Ophüls, Max y Marcel Ophüls
No quería arrancar esta historia, no había luz en la sala, se oían murmullos y quejas leves, y una tos sin eco. Un válgame Billy Wilder, que esto no funciona, y el proyeccionista —imagino yo, desde mi humilde butaca en el patio— pulsando el play del teaser de DocumentaMadrid en YouTube, cuya interfaz se torna antídoto contra la magia misma del templo. Y, no, repito: no se ve nada. Sí escuchamos, en cambio, la música. Sobre oscuro. Y vuelta a empezar. Luces cálidas alrededor de paredes frías. Ni Billy Wilder ni leches: ¡traigan a un ingeniero, que son las cinco y media y se hace de noche! Un voyageur no surge ante nosotros, y alguien en el anfiteatro se santigua al tiempo que se encomienda a los subtítulos que se leen en pantalla grande. La cutrez típica española. Y aquí no ha pasado nada. Disfruten del show, si eso. Finalmente, al inicio, una voz en una pequeña cafetería en París, donde Marcel Ophüls, que ya entonces deja clara su vocación de entertainment trasnochado y pagado de sí mismo, que mezcla bien con el sentir de esa realidad que encapsulan sus documentales, se erige en narrador de su familia, con el gran Max Ophüls a la cabeza. Un titán del cine clásico al principio europeo (trabajaba para la mítica UFA) y, más tarde —obligado por el ascenso del nazismo en su Alemania natal—, estadounidense. Hasta allí emigró, puente aéreo de ocho años en Francia, junto a su esposa y su hijo Marcel, quien poco a poco y tras abandonar la carrera de Filosofía se fue instruyendo en la praxis del negocio cinematográfico.

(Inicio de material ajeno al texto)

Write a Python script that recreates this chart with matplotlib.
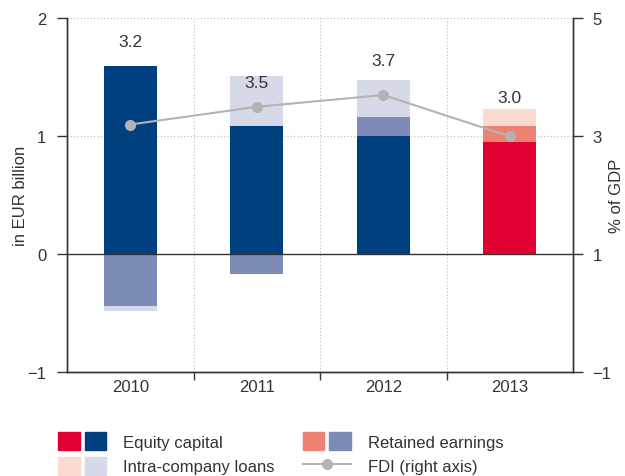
import matplotlib
matplotlib.use("Agg")
import matplotlib.pyplot as plt
from matplotlib.patches import Patch
from matplotlib.lines import Line2D
from matplotlib.legend_handler import HandlerTuple
import numpy as np

plt.rcParams["font.family"] = ["Liberation Sans", "DejaVu Sans"]
plt.rcParams["text.color"] = "#333333"

# ---------- data ----------
years = ["2010", "2011", "2012", "2013"]
equity = [1.60, 1.09, 1.00, 0.95]
retained = [-0.44, -0.17, 0.16, 0.14]
loans = [-0.04, 0.42, 0.32, 0.14]
fdi_gdp = [3.2, 3.5, 3.7, 3.0]
fdi_labels = ["3.2", "3.5", "3.7", "3.0"]

# colours: blue set for 2010-2012, red set for 2013
c_equity = ["#003F7D", "#003F7D", "#003F7D", "#E10032"]
c_retained = ["#7D8BB7", "#7D8BB7", "#7D8BB7", "#EE8272"]
c_loans = ["#D6DAE8", "#D6DAE8", "#D6DAE8", "#FADAD0"]
label_y = [1.80, 1.46, 1.645, 1.33]

DARK = "#333333"
GREY = "#B3B3B3"
FS = 12

fig = plt.figure(figsize=(6.25, 4.77), dpi=100)
ax = fig.add_axes([0.1072, 0.2174, 0.8096, 0.7421])
ax2 = ax.twinx()

x = np.arange(len(years)) + 0.5
w = 0.42

# stack positives and negatives separately
pos_base = np.zeros(len(years))
neg_base = np.zeros(len(years))
for vals, cols in [(equity, c_equity), (retained, c_retained), (loans, c_loans)]:
    vals = np.array(vals)
    bottoms = np.where(vals >= 0, pos_base, neg_base)
    ax.bar(x, vals, width=w, bottom=bottoms, color=cols, linewidth=0, zorder=3)
    pos_base = pos_base + np.where(vals >= 0, vals, 0)
    neg_base = neg_base + np.where(vals < 0, vals, 0)

for xi, yi, t in zip(x, label_y, fdi_labels):
    ax.text(xi, yi, t, ha="center", va="center", fontsize=12.5, color=DARK, zorder=6)

ax2.plot(x, fdi_gdp, color=GREY, linewidth=1.5, marker="o", markersize=8,
         markeredgewidth=0, zorder=5)

# axes
ax.set_xlim(0, 4)
ax.set_ylim(-1, 2)
ax.set_yticks([-1, 0, 1, 2])
ax2.set_ylim(-1, 5)
ax2.set_yticks([-1, 1, 3, 5])

ax.set_xticks(x)
ax.set_xticklabels(years)
ax.set_xticks([1, 2, 3], minor=True)
ax.tick_params(axis="x", which="major", length=0, pad=5, labelsize=FS, labelcolor=DARK)
ax.tick_params(axis="x", which="minor", length=6, width=1, color=DARK)
ax.tick_params(axis="y", length=7, width=1, color=DARK, pad=8, labelsize=FS, labelcolor=DARK)
ax2.tick_params(axis="y", length=7, width=1, color=DARK, pad=7, labelsize=FS, labelcolor=DARK)

for a in (ax, ax2):
    a.spines["top"].set_visible(False)
    for s in ("left", "right", "bottom"):
        a.spines[s].set_color(DARK)
        a.spines[s].set_linewidth(1)

ax.axhline(0, color=DARK, linewidth=1, zorder=4)
for gy in (1, 2):
    ax.axhline(gy, color="#BBBBBB", linewidth=0.8, linestyle=(0, (1, 2)), zorder=1)
for gx in (1, 2, 3):
    ax.axvline(gx, color="#BBBBBB", linewidth=0.8, linestyle=(0, (1, 2)), zorder=1)

ax.set_ylabel("in EUR billion", fontsize=FS, color=DARK)
ax2.set_ylabel("% of GDP", fontsize=FS, color=DARK)
ax.yaxis.set_label_coords(-0.077, 0.5)
ax2.yaxis.set_label_coords(1.071, 0.5)

ax2.patch.set_visible(False)

# legend
handles = [
    (Patch(color="#E10032"), Patch(color="#003F7D")),
    (Patch(color="#FADAD0"), Patch(color="#D6DAE8")),
    (Patch(color="#EE8272"), Patch(color="#7D8BB7")),
    Line2D([], [], color=GREY, linewidth=1.5, marker="o", markersize=8, markeredgewidth=0),
]
labels = ["Equity capital", "Intra-company loans", "Retained earnings", "FDI (right axis)"]
fig.legend(handles, labels, ncol=2, loc="upper left", bbox_to_anchor=(0.080, 0.11),
           frameon=False, fontsize=FS, handlelength=2.85, handleheight=1.3,
           handletextpad=1.05, labelspacing=0.4, columnspacing=1.7, borderpad=0,
           handler_map={tuple: HandlerTuple(ndivide=None, pad=0.3)})

fig.savefig("out.png", dpi=100)
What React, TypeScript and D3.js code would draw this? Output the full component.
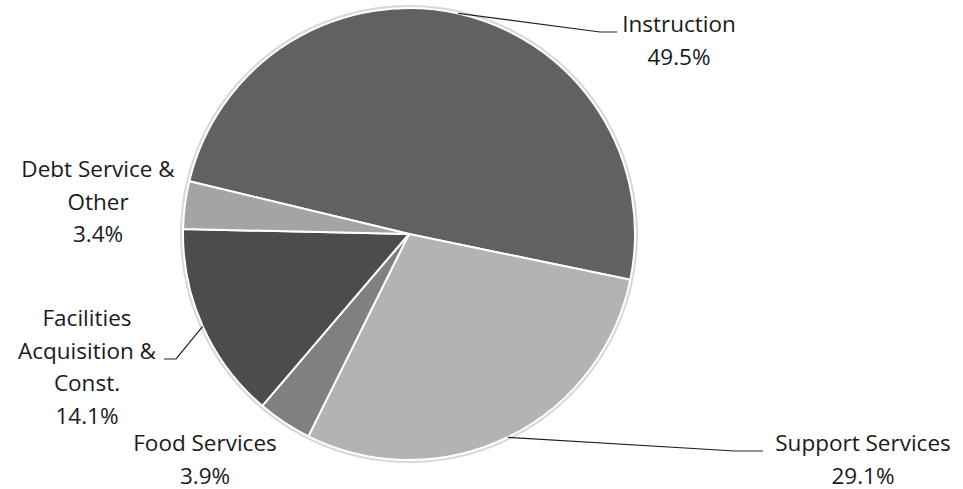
import React from "react";
import * as d3 from "d3";

const categories = ["Instruction", "Support Services", "Food Services", "Facilities Acquisition & Const.", "Debt Service & Other"];
const values = [49.5, 29.1, 3.9, 14.1, 3.4];
const labelLines = [
  ["Instruction", "49.5%"],
  ["Support Services", "29.1%"],
  ["Food Services", "3.9%"],
  ["Facilities", "Acquisition &", "Const.", "14.1%"],
  ["Debt Service &", "Other", "3.4%"],
];
const colors = ["#616161", "#b3b3b3", "#808080", "#4c4c4c", "#a4a4a4"];

// layout (not data)
const W = 963, H = 489;
const CX = 409, CY = 234, R = 226;
const START = (-76.5 * Math.PI) / 180;
const labelLayout = [
  { x: 679, y: 32, leader: [[600, 32], [617, 32]] },
  { x: 863, y: 451, leader: [[735, 451], [763, 451]] },
  { x: 205, y: 451, leader: null },
  { x: 87, y: 326, leader: [[176, 359], [164, 359]] },
  { x: 98, y: 177, leader: null },
];
const LINE_H = 32.5;

export default function App() {
  const pie = d3.pie<number>().sort(null).startAngle(START).endAngle(START + 2 * Math.PI);
  const arcs = pie(values);
  const arc = d3.arc<d3.PieArcDatum<number>>().innerRadius(0).outerRadius(R);
  return (
    <svg width={W} height={H} style={{ position: "absolute", left: 0, top: 0, background: "#fff" }}
      fontFamily="'Open Sans', sans-serif">
      <circle cx={CX} cy={CY} r={R + 1.5} fill="none" stroke="#d8d8d8" strokeWidth={3} />
      <g transform={`translate(${CX},${CY})`}>
        {arcs.map((a, i) => (
          <path key={categories[i]} d={arc(a) || ""} fill={colors[i]} stroke="#fff" strokeWidth={2} strokeLinejoin="round" />
        ))}
      </g>
      {arcs.map((a, i) => {
        const L = labelLayout[i];
        if (!L.leader) return null;
        const mid = (a.startAngle + a.endAngle) / 2;
        const sx = CX + R * Math.sin(mid);
        const sy = CY - R * Math.cos(mid);
        const pts = [[sx, sy], ...L.leader];
        return (
          <polyline key={"l" + i} points={pts.map((p) => p.join(",")).join(" ")} fill="none" stroke="#222" strokeWidth={1.2} />
        );
      })}
      {labelLines.map((lines, i) => (
        <text key={"t" + i} x={labelLayout[i].x} y={labelLayout[i].y} textAnchor="middle" fontSize={22.5} fill="#1a1a1a">
          {lines.map((ln, j) => (
            <tspan key={j} x={labelLayout[i].x} y={labelLayout[i].y + j * LINE_H}>{ln}</tspan>
          ))}
        </text>
      ))}
    </svg>
  );
}
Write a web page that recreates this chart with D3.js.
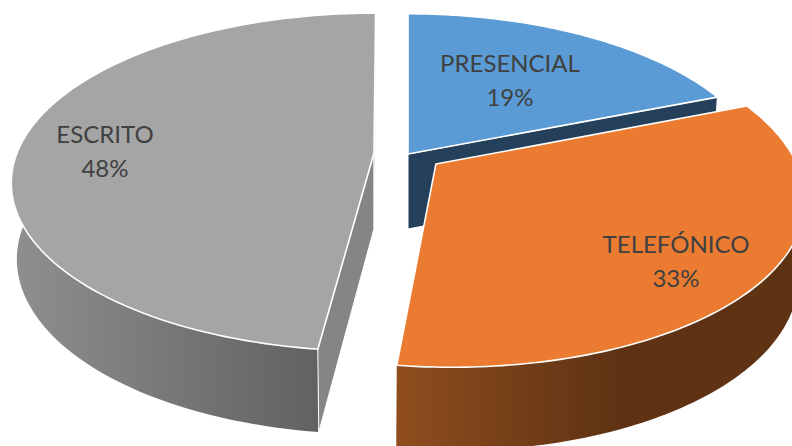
<!DOCTYPE html>
<html><head><meta charset="utf-8">
<script src="https://cdn.jsdelivr.net/npm/d3@7"></script>
<style>html,body{margin:0;padding:0;background:#fff;overflow:hidden}svg{display:block}</style>
</head><body><svg id="c" width="792" height="446"></svg>
<script>
// data
const categories = ["PRESENCIAL", "TELEFÓNICO", "ESCRITO"];
const shares = [19, 33, 48];
const percentLabels = ["19%", "33%", "48%"];

// styling / layout (projection of the pie plane)
const topColors = ["#5b9bd5", "#ea7b30", "#a5a5a5"];
const wallStops = [["#24405a", "#24405a"], ["#8f4d1e", "#5e3213"], ["#8e8e8e", "#616161"]];
const cutColors = ["#24405a", "#7a4018", "#858585"];
const vanishX = [408, 361, 385];
const explodeU = [0, 74, -11];
const explodeV = [-0.006, -0.0667, 0];
const sliceScale = [0.99, 1, 1];
const visibleCuts = [[1], [], [0, 1]];
const labelAt = [[510, 72], [676, 253], [105, 143]];
const cy = 153, Rx = 357, Sy = 164, persp = 0.172;
const drop = 75, shrink = 0.985, stretch = 1.04, lineGap = 34;

const svg = d3.select("#c");
const defs = svg.append("defs");
const pie = d3.pie().sort(null).value(d => d)(shares);

function project(i, a, r) {
  const R = Rx * sliceScale[i];
  const u = explodeU[i] / R + r * Math.sin(a);
  const v = explodeV[i] + r * Math.cos(a);
  const w = 1 + persp * v;
  return [vanishX[i] + R * u / w, cy - Sy * v / w];
}
const samples = (a0, a1) => d3.range(0, 121).map(k => a0 + (a1 - a0) * k / 120);
const line = d3.line();

function rim(i, a0, a1) { return samples(a0, a1).map(a => project(i, a, 1)); }

// paint order: back slice first, nearest slice last
[2, 0, 1].forEach(i => {
  const s = pie[i], g = svg.append("g");
  const lower = p => [vanishX[i] + (p[0] - vanishX[i]) * shrink, cy + drop + (p[1] - cy) * stretch];
  const top = rim(i, s.startAngle, s.endAngle);
  const apex = project(i, 0, 0);

  const grad = defs.append("linearGradient").attr("id", "wall" + i)
    .attr("gradientUnits", "userSpaceOnUse")
    .attr("x1", i === 2 ? 20 : 397).attr("x2", i === 2 ? 320 : 620)
    .attr("y1", 0).attr("y2", 0);
  grad.append("stop").attr("offset", 0).attr("stop-color", wallStops[i][0]);
  grad.append("stop").attr("offset", 1).attr("stop-color", wallStops[i][1]);

  // outer wall
  g.append("path").attr("d", line(top.concat(top.map(lower).reverse())) + "Z")
    .attr("fill", `url(#wall${i})`);

  // cut faces
  visibleCuts[i].forEach(k => {
    const p = k === 0 ? top[0] : top[top.length - 1];
    const q = [apex, p, lower(p), lower(apex)];
    g.append("path").attr("d", line(q) + "Z")
      .attr("fill", cutColors[i]).attr("stroke", "#fff").attr("stroke-width", 1);
  });

  // top face
  g.append("path").attr("d", line([apex].concat(top)) + "Z")
    .attr("fill", topColors[i]).attr("stroke", "#fff").attr("stroke-width", 1.6)
    .attr("stroke-linejoin", "round");
});

// labels
const labels = svg.append("g").attr("font-family", "Lato, 'Open Sans', sans-serif")
  .attr("font-size", 24).attr("fill", "#404040").attr("text-anchor", "middle");
categories.forEach((c, i) => {
  labels.append("text").attr("x", labelAt[i][0]).attr("y", labelAt[i][1]).text(c);
  labels.append("text").attr("x", labelAt[i][0]).attr("y", labelAt[i][1] + lineGap).text(percentLabels[i]);
});
</script></body></html>
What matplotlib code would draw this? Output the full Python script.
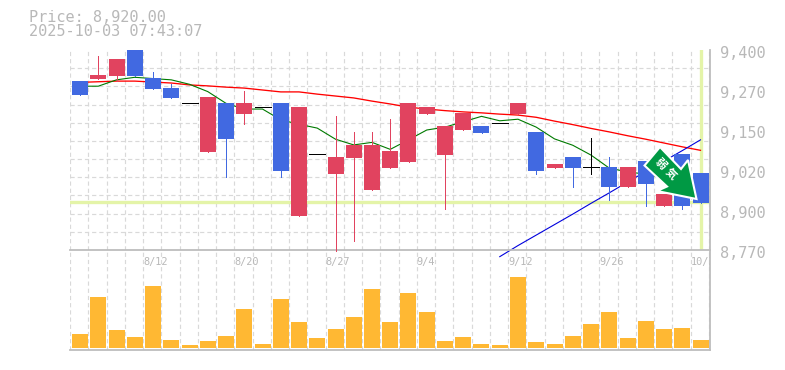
import matplotlib
matplotlib.use("Agg")
import matplotlib.pyplot as plt
from matplotlib.patches import Polygon
from matplotlib.transforms import ScaledTranslation, blended_transform_factory

W, H = 785, 370
title_price = "Price: 8,920.00"
title_time = "2025-10-03 07:43:07"

opens  = [9302, 9309, 9318, 9400, 9312, 9280, 9232, 9079, 9233, 9198, 9220, 9233, 8877, 9071, 9009, 9060, 8959, 9028,
          9047, 9198, 9069, 9148, 9161, 9170, 9198, 9142, 9028, 9063, 9031, 9031, 8968, 9050, 8909, 9072, 9013]
closes = [9258, 9321, 9372, 9318, 9277, 9249, 9232, 9252, 9120, 9233, 9220, 9019, 9220, 9071, 9063, 9101, 9101, 9082,
          9233, 9220, 9161, 9202, 9139, 9170, 9233, 9019, 9041, 9028, 9031, 8968, 9031, 8978, 8946, 8909, 8918]
highs  = [9302, 9381, 9372, 9400, 9331, 9293, 9232, 9252, 9233, 9271, 9220, 9233, 9220, 9071, 9192, 9142, 9142, 9183,
          9233, 9220, 9161, 9202, 9161, 9170, 9233, 9142, 9041, 9063, 9123, 9063, 9031, 9050, 8946, 9072, 9013]
lows   = [9258, 9309, 9301, 9318, 9277, 9249, 9232, 9079, 9000, 9167, 9220, 9000, 8877, 9071, 8768, 8798, 8959, 9028,
          9047, 9198, 8899, 9148, 9139, 9170, 9198, 9009, 9028, 8968, 9009, 8928, 8968, 8909, 8909, 8899, 8918]
ma_red = [9298, 9300, 9302, 9302, 9299, 9296, 9290, 9287, 9283, 9280, 9274, 9268, 9268, 9261, 9255, 9249, 9239, 9230,
          9220, 9214, 9209, 9205, 9202, 9198, 9195, 9188, 9176, 9165, 9153, 9142, 9130, 9119, 9107, 9095, 9084]
ma_green = [9286, 9286, 9306, 9314, 9310, 9306, 9292, 9269, 9232, 9214, 9214, 9180, 9166, 9154, 9119, 9101, 9109, 9087,
            9117, 9148, 9157, 9174, 9191, 9177, 9182, 9157, 9120, 9100, 9069, 9028, 9016, 9009, 8997, 8984, 8975]
trend_start = 23
trend_blue = [8749, 8784, 8817, 8850, 8883, 8917, 8950, 8984, 9017, 9050, 9083, 9117]
volumes = [42, 153, 54, 33, 186, 24, 9, 21, 36, 117, 12, 147, 78, 30, 57, 93, 177, 78,
           165, 108, 21, 33, 12, 9, 213, 18, 12, 36, 72, 108, 30, 81, 57, 60, 24]
price_ticks = [9400, 9274, 9148, 9022, 8896, 8770]
price_labels = ["9,400", "9,270", "9,150", "9,020", "8,900", "8,770"]
date_pos = [4, 9, 14, 19, 24, 29, 34]
date_labels = ["8/12", "8/20", "8/27", "9/4", "9/12", "9/26", "10/3"]
current_price = 8920

RED, BLUE, BLACK = "#e1435f", "#4169e1", "#000000"
GOLD = "#ffb833"
GRID = "#d9d9d9"
FRAME = "#bdbdbd"
TXT = "#b8b8b8"
MARK = "#e4f4a8"
GREEN = "#009944"
MONO = "DejaVu Sans Mono"

fig = plt.figure(figsize=(W / 100, H / 100), dpi=100, facecolor="white")


def axes_px(x0, x1, y0, y1):
    return fig.add_axes([x0 / W, 1 - y1 / H, (x1 - x0) / W, (y1 - y0) / H])


ax = axes_px(70, 710, 50, 250)
av = axes_px(70, 710, 250, 350)
ax.set_zorder(3)
av.set_zorder(2)

n = len(opens)
x = list(range(n))
STEP = 18.25
xlim = (-10 / STEP, 630 / STEP)
grid_x = [k + xlim[0] for k in range(36)]
PX = 0.72
DASH = (0, (3.5, 2.5))

for a in (ax, av):
    a.set_xlim(*xlim)
    a.set_xticks(grid_x, minor=True)
    a.set_xticks([])
    a.grid(which="minor", axis="x", color=GRID, lw=PX * 1.2, ls=DASH, zorder=0)
    a.tick_params(which="both", length=0)
    a.set_axisbelow(True)
    for s in ("top", "left"):
        a.spines[s].set_visible(False)
    for s in ("right", "bottom"):
        a.spines[s].set_color(FRAME)
        a.spines[s].set_linewidth(1.3)

# price panel
ax.set_ylim(8770, 9400)
ax.set_yticks([9400 - 630 / 11 * k for k in range(12)], minor=True)
ax.grid(which="minor", axis="y", color=GRID, lw=PX * 1.2, ls=DASH, zorder=0)
ax.set_yticks(price_ticks)
ax.set_yticklabels(price_labels, fontfamily=MONO, fontsize=11, color=TXT)
ax.yaxis.tick_right()
ax.tick_params(axis="y", which="major", pad=7, length=0)
shift = ScaledTranslation(0, -2 / 100, fig.dpi_scale_trans)
for t in ax.get_yticklabels():
    t.set_transform(t.get_transform() + shift)

ax.axhline(current_price, color=MARK, lw=2.4, zorder=1)
ax.axvline(x[-1], color=MARK, lw=2.4, ymin=0.005, ymax=0.995, zorder=1)

ax.plot(x, ma_red, color="#ff0000", lw=0.95, zorder=2)
ax.plot(x, ma_green, color="#007a00", lw=0.8, zorder=2)
ax.plot(x[trend_start:], trend_blue, color="#0000dd", lw=0.8, zorder=2, clip_on=False)

W_BODY = 16 / STEP
for i in x:
    o, c, h, l = opens[i], closes[i], highs[i], lows[i]
    col = BLACK if o == c else (RED if c > o else BLUE)
    if h > l:
        ax.vlines(i, l, h, color=col, lw=PX, zorder=3, clip_on=False, antialiaseds=False)
    if o == c:
        ax.hlines(o, i - W_BODY / 2, i + W_BODY / 2, color=col, lw=PX, zorder=3, antialiaseds=False)
    else:
        ax.bar(i, abs(c - o), bottom=min(o, c), width=W_BODY, color=col, lw=0, zorder=3, clip_on=False)

# volume panel
av.set_ylim(-6, 294)
av.set_yticks([])
av.bar(x, volumes, width=W_BODY, color=GOLD, lw=0, zorder=3)
tr = blended_transform_factory(av.transData, av.transAxes)
for p, lab in zip(date_pos, date_labels):
    av.text(p + xlim[0], 0.88, lab, transform=tr, fontfamily=MONO, fontsize=7.4, color=TXT,
            ha="left", va="center", clip_on=True, zorder=4)

# header
fig.text(29 / W, 1 - 17 / H, title_price, fontfamily=MONO, fontsize=11, color=TXT, va="center", ha="left")
fig.text(29 / W, 1 - 32 / H, title_time, fontfamily=MONO, fontsize=11, color=TXT, va="center", ha="left")

# signal arrow badge
badge_px = [(660, 147), (681, 169), (688, 160), (696.5, 199), (657, 191), (667, 186.5), (644.5, 165.5)]
badge = Polygon([(px / W, 1 - py / H) for px, py in badge_px], closed=True, transform=fig.transFigure,
                facecolor=GREEN, edgecolor="white", lw=1.5, joinstyle="miter", zorder=10)
fig.add_artist(badge)
for ch, (px, py) in zip("弱気", [(661, 164), (671, 174)]):
    fig.text(px / W, 1 - py / H, ch, family=["Noto Sans CJK JP", "DejaVu Sans"], fontsize=8, fontweight="bold",
             color="white", rotation=-45, ha="center", va="center", rotation_mode="anchor", zorder=11)

fig.savefig("out.png", dpi=100, facecolor="white")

Aunque, donde el padre se consagró a la ficción, el primogénito hizo lo propio en el género de no-ficción gracias a títulos como La tristeza y la piedad y Hôtel Terminus: The Life and Times of Klaus Barbie (Óscar al mejor documental en 1988).
Por aquí desfilan amigos suyos del bagaje vital y profesional del fotógrafo Elliott Erwitt, o el cineasta Frederick Weisman (At Berkeley), o la actriz Jeanne Moreau. Incluso su querida Madeleine Morgenstern, esposa del que alguna vez fue su padrino: un tal Françoise Truffaut. Así, Ophüls Jr. se regodea como un chiquillo con botas de agua en los charcos de su Historia, para a continuación, con un tempo más bien deprimente y ensartando la tijera, transformarse en débil síntesis de una figura —él— no sólo excéntrica sino muy histriónica a ojos de cualquier espectador. Una vida, seguro, generosa en episodios y encuentros memorables. Un anecdotario sobre fetiches que, al final, como la saliva calcificada de un vejete, se pega repulsivamente a las comisuras de los labios.
El americano impasible
En contraste con la propuesta de Samantha Fuller, cuyo tributo a la figura de su progenitor (A Fuller Life) no admite réplica. La directora californiana se alimenta del talento oral de que disponen James Franco, Tim Roth, Bill Duke, Mark Hamill, Joe Dante, Wim Wenders y William Friedkin —entre otros—, y de material en 16mm hasta ahora inédito, para traducir en celuloide la autobiografía de Sam Fuller. El adolescente que se hizo reportero serpenteando por entre frías mesas de morgues con hálito de formol; el hombre que cruzó medio país con la muy sarcástica vindicación de convertirse en periodista, de conocer a los lugareños, a los pobres que a duras penas si sobrevivían al margen de una sociedad, la americana, cuya ley más o menos natural podría traducirse con un carnívoro y atávico dog eat dog. Qué bromista Fuller: ni tan siquiera entre los muchos cadáveres apilados en Omaha el 6 de junio de 1944, se dignó a hacerse el loco. Más aún: volvió físicamente íntegro y con el dibujo de una bala extraída en su tórax. Y así lo escuchamos, así fue; deslizándose por capítulos que no sucumben a una concisión improbable. La cadencia de un fraseo que lo convierte, por otra ironía o revés político, en outsider acusado (a propósito de White dog, que gira en torno a un perro expresamente adiestrado para atacar a personas negras) de racista aun después de firmar intramuros películas de gran calibre como son Corredor sin retorno y Uno Rojo, división de choque. Fuller "a full", con su sempiterno puro en la boca, adentrándose a hurtadillas en el improvisado camerino de Marlene Dietrich, quien al principio no reconoce la verdadera estatura de ese artista en busca de tabaco.